Just got home finally from PHP Appalachia. I enjoyed meeting
all the great people.
I presented about what I learned and how we deal with importing
large amounts of CSV data into MySQL. I threw my idea onto
the wiki at the last minute, made the slides while everyone ate
breakfast and I had planned on researching it all (been a few years
since I wrote it), but we had no reliable internet. Some
claims I made and their corrections.
I said our largest file is about 1.8 million lines.

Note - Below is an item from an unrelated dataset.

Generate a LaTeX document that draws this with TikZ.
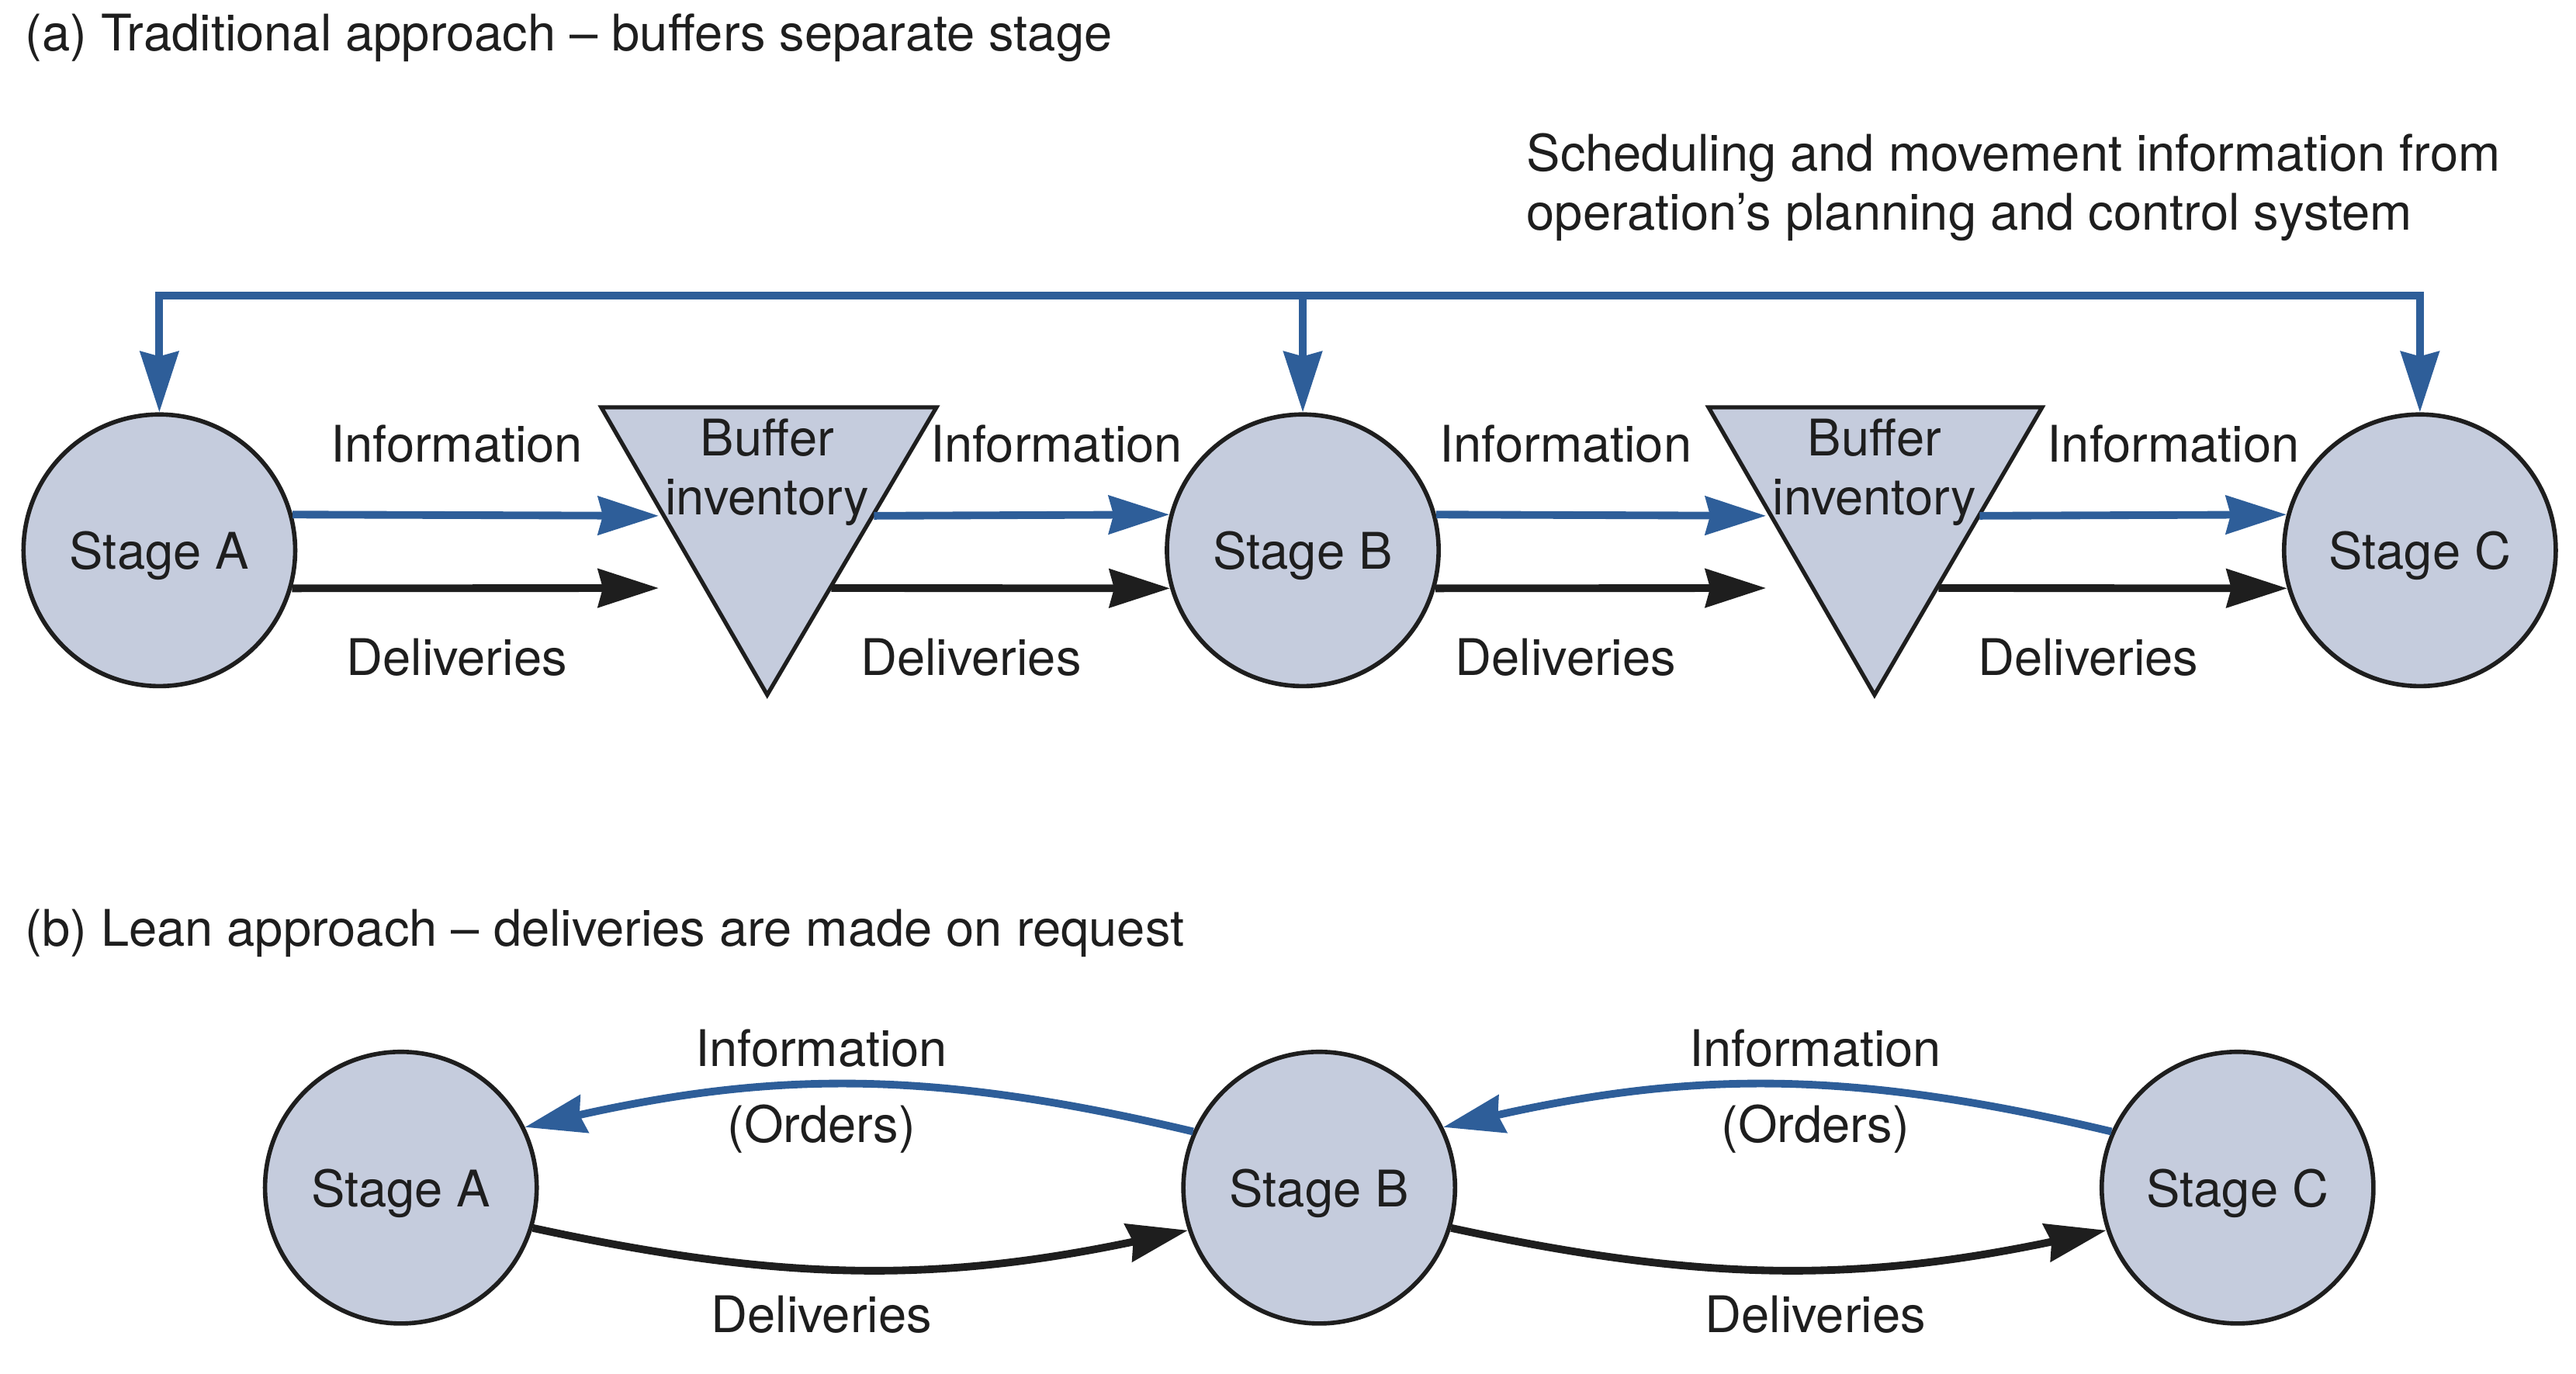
\documentclass[tikz,border=0pt]{standalone}
\usepackage{fontspec}
\setmainfont{TeX Gyre Heros}
\usetikzlibrary{arrows.meta}
\definecolor{infoblue}{RGB}{46,94,153}
\definecolor{stagefill}{RGB}{197,204,221}
\definecolor{inkblack}{RGB}{30,30,30}
\tikzset{
  stage/.style={circle, draw=inkblack, line width=1.6pt, fill=stagefill, minimum size=3.5cm, inner sep=0pt, text depth=0pt, text=inkblack},
  lbl/.style={inner sep=0pt, text depth=0pt, text=inkblack},
  buffer/.style={draw=inkblack, line width=1.5pt, fill=stagefill, line join=miter},
  tip/.style={-{Stealth[length=7.8mm, width=4.9mm, inset=0.6mm]}},
  infoarrow/.style={draw=infoblue, line width=2.8pt, tip, color=infoblue},
  delarrow/.style={draw=inkblack, line width=2.8pt, tip, color=inkblack}
}
\begin{document}
\begin{tikzpicture}[x=0.02117cm, y=-0.02117cm, font=\fontsize{18.5}{21.6}\selectfont]
  \useasboundingbox (0,0) rectangle (1568,836.4);
  % (a) traditional
  \node[lbl, anchor=base west] (titleA) at (15,31) {(a) Traditional approach – buffers separate stage};
  \node[lbl, anchor=base west, align=left] (sched) at (929,140) {Scheduling and movement information from\\operation’s planning and control system};
  \draw[buffer] (366,248) -- (570,248) -- (467,423) -- cycle;
  \draw[buffer] (1040,248) -- (1243,248) -- (1141,423) -- cycle;
  \node[lbl, align=center] (buf1) at (467,284) {Buffer\\inventory};
  \node[lbl, align=center] (buf2) at (1141,284) {Buffer\\inventory};
  \node[stage] (sA) at (97,335) {Stage A};
  \node[stage] (sB) at (793,335) {Stage B};
  \node[stage] (sC) at (1473,335) {Stage C};
  \coordinate (top) at (0,180);
  \coordinate (b1in) at (401,314);
  \coordinate (b1out) at (532,314);
  \coordinate (b1dlv) at (401,358);
  \coordinate (b1dout) at (506,358);
  \coordinate (b2in) at (1075,314);
  \coordinate (b2out) at (1205,314);
  \coordinate (b2dlv) at (1075,358);
  \coordinate (b2dout) at (1180,358);
  \draw[infoarrow, {Stealth[length=7.8mm, width=4.9mm, inset=0.6mm]}-{Stealth[length=7.8mm, width=4.9mm, inset=0.6mm]}, line join=miter]
    (sA.north) -- (sA.north |- top) -- (sC.north |- top) -- (sC.north);
  \draw[infoarrow] (sB.north |- top) -- (sB.north);
  \foreach \source/\dest in {sA.15/b1in, b1out/sB.165, sB.15/b2in, b2out/sC.165}
    \draw[infoarrow] (\source) -- (\dest);
  \foreach \source/\dest in {sA.-16/b1dlv, b1dout/sB.196, sB.-16/b2dlv, b2dout/sC.196}
    \draw[delarrow] (\source) -- (\dest);
  \node[lbl] (infoA) at (278,270) {Information};
  \node[lbl] (infoB) at (643,270) {Information};
  \node[lbl] (infoC) at (953,270) {Information};
  \node[lbl] (infoD) at (1323,270) {Information};
  \node[lbl] (dlvA) at (278,400) {Deliveries};
  \node[lbl] (dlvB) at (591,400) {Deliveries};
  \node[lbl] (dlvC) at (953,400) {Deliveries};
  \node[lbl] (dlvD) at (1271,400) {Deliveries};
  % (b) lean
  \node[lbl, anchor=base west] (titleB) at (15,576) {(b) Lean approach – deliveries are made on request};
  \node[stage] (lA) at (244,723) {Stage A};
  \node[stage] (lB) at (803,723) {Stage B};
  \node[stage] (lC) at (1362,723) {Stage C};
  \foreach \source/\dest in {lB.156/lA.26, lC.156/lB.26}
    \draw[infoarrow] (\source) to[bend right=13] (\dest);
  \foreach \source/\dest in {lA.-17/lB.198, lB.-17/lC.198}
    \draw[delarrow] (\source) to[bend right=12] (\dest);
  \node[lbl] (ordA) at (500,638) {Information};
  \node[lbl] (ordA2) at (500,684) {(Orders)};
  \node[lbl] (ordB) at (1105,638) {Information};
  \node[lbl] (ordB2) at (1105,684) {(Orders)};
  \node[lbl] (lnA) at (500,800) {Deliveries};
  \node[lbl] (lnB) at (1105,800) {Deliveries};
\end{tikzpicture}
\end{document}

WRONG. Actually it is about 4.6 million. I was
correct however that it does finish importing and indexing in
about 5 minutes.
I claimed I LOAD DATA INFILE to MyISAM first and then
"insert into ... select from" into an InnoDB table for speed
reasons. WRONG. In fact, I do that because I need
to merge fields from the file sometimes into one field in the
databaes. I could not find a way to do that with LOAD
DATA INFILE. As to speed. I can't say either way as
I have no solid data. Sounds like a good test.
MyISAM probably still wins on a LOAD DATA INFILE into a blank,
fresh table based on my experience.
Total rows currently indexed is 7.2 million. I did
not make a claim, but I thought I would just mention
that. I wanted to include that, but did not have
Internet. (Damn you Hughes)